Ryler shrugged. “The only things I can think of that are impactful enough are Copecki’s death, what we discovered about the Motragi, your pet jungle dragon, and Koni.”

Janus heard the scrabble of claws on the limestone floors and turned to see Fury pulling the stablemaster along, straining against the harness. Janus dropped to one knee and checked the flame dog for damage as she jumped up and tried to lick him. “Is something wrong?” he asked the stablemaster.

“No, Emissary,” the older man said, puzzled. He was a wideset Verazlan in simple leathers, and he handed over the leash. “When the others said you had some sort of fire-breathing lizard with you, I didn’t realize that she was tame, or I would have left her with you from the start.”

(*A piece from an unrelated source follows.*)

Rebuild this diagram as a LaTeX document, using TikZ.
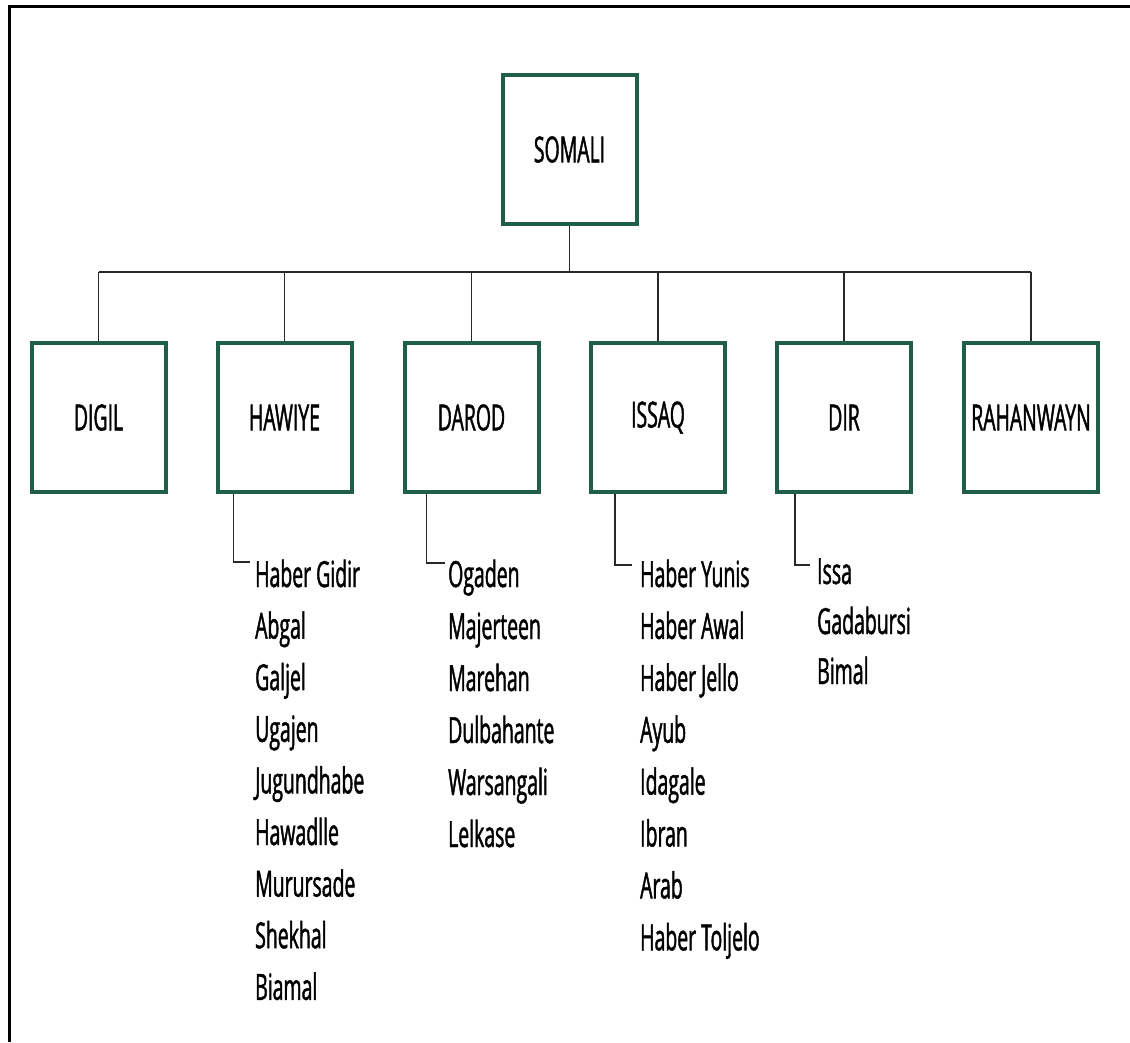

Janus frowned, ruffling Fury’s longer and softer neck scales. “What do you mean, tame? We picked her up in the wild.”

The stablemaster made a face. “Not possible, sir.”

“I’m not lying…” Janus said, more amused than upset.

“Look at her jaw, Emissary. It’s too small, and her head’s too big compared to her body. Heard you worked in the Cofan labs. I’m surprised you didn’t notice.”

Janus looked, and then he saw it. It should have been obvious. The only reason he missed it was that she’d been hiding from him, out in the jungle, and none of the other researchers had recognized her species. “She’s domesticated.”

The stablemaster crossed his arms and nodded. “Bet she took right to you once you gained her trust. And she knew right where you were, even when you were out of sight. I’d guess she was bred for hunting, or maybe for search and rescue.”

Janus smiled sheepishly as Fury leaned against him, her body heat like a little furnace. The biologists in Cofan were going to be so embarrassed, but sometimes it took a fresh set of eyes, someone coming in with no assumptions. It felt strange to be on the other side of it, was all, but he was grateful for the stablemaster’s unexpected perspective. “Thank you,” he said.

“No problem, Emissary,” the stablemaster answered, dipping his head before walking away.

Fury wasn’t a wild animal. She was tech—biological in nature, to be sure, and maybe bred using traditional methods, but tech all the same. Was she the reason their score had been so high to start with? And if so, had her bonding with him somehow undone whatever good she was going to cause?